At the beginning of his press conference Monday, North Carolina Tar Heels head coach Mack Brown opened with an lesson from Hall of Fame Texas coach Darrell Royal:
[He] told me one time, “What you’ve got to understand about your job is you’re responsible for how every North Carolina football fan feels every Saturday. And when that game starts, you have very little control. So you have responsibility without control.”
Brown might not be able to control the emotions of the fans during and after a game, but he is certainly the man on the sidelines making the decisions. Of course, the ultimate outcome of the game comes down to the execution of the players on the field, but coaching is the next most influential factor. Once again in a matchup that favored UNC on paper, the Tar Heels did not execute.
As Brown said Monday, “41 points should be enough to win a game.” So why wasn’t it? There are several reasons, but many of them point back to coaching decisions.
- Why did a defensive player call a timeout?
- Why was Rontavius Groves first punt return attempt of the season during a tied ballgame with two minutes left in the half?
- What in the Wide World of Sports was that play call at the end of the first half?
- With one linebacker getting four sacks in the game, why weren’t running backs or tight ends used more for pass protection?
- Why did the blitzes continue with the lack of success on run defense?
- Did no one else see the fake punt coming?
Brown provided the answer in his press conference:
We’ve got a young team, but they’ve got to quit making mistakes during the game. And that’s coaching. That’s something we have to do.
With another team on Saturday that the Tar Heels should handle, the X-Factor this week is coaching. Will the coaching staff make the necessary changes to avoid the type of problems that occured last week?
But once again, Brown provides insight into the previous question in his press conference. Brown said that games can be determined on seven to 10 plays. By eliminating the mistakes on those plays, a team can get the victory.
What if those mistakes come from the coaching staff? Do any of the questionable coaching decisions turn the three-point loss into a win? It is hard to say, but this four week roller coaster of football has been difficult to rationalize.
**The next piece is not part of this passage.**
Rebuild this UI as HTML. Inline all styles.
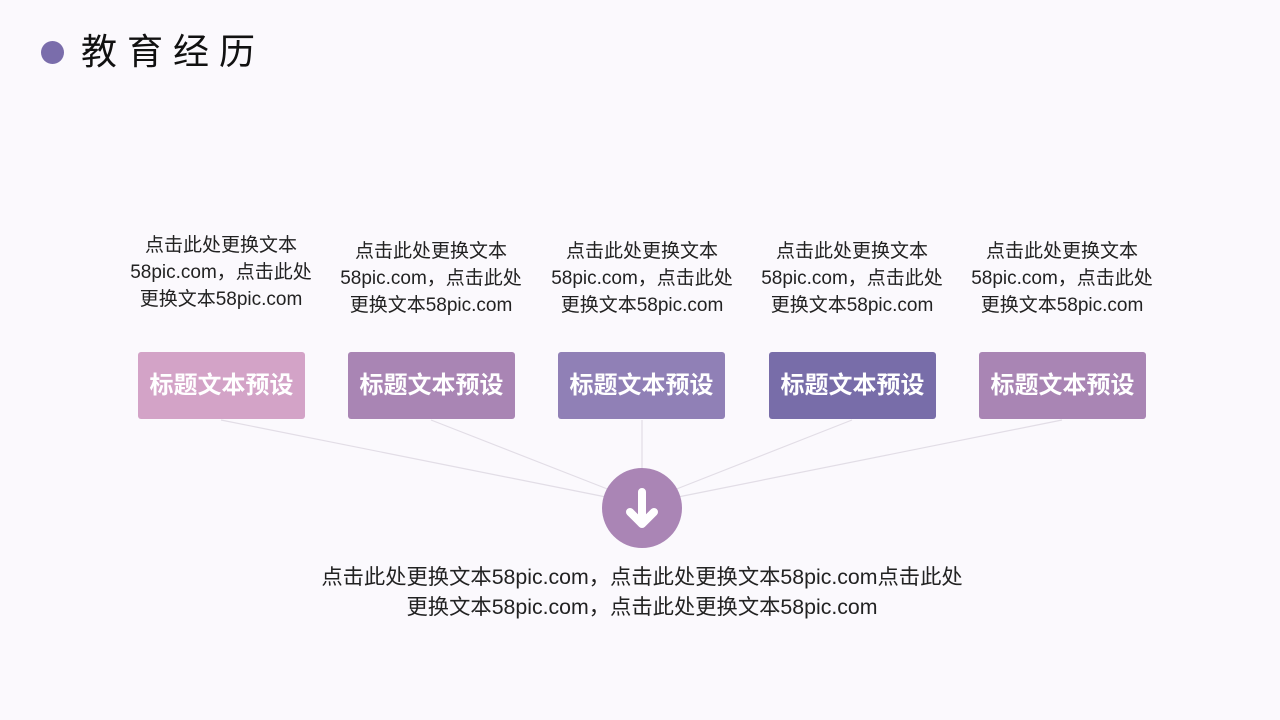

It is easy for the keyboard warriors to criticize the coaching staff, especially when the no one outside of the Kenan Football Center see the preparation that goes into each week. Brown anticipated this criticism in his press conference, and shielded his staff from blame. Yet, they are the ones that must bear this burden. It is all part of the job.
In the spirit of a presidential election this week, the UNC coaching staff needs to be reminded of a phrase popularized by the 33rd President of the United States: The Buck Stops Here.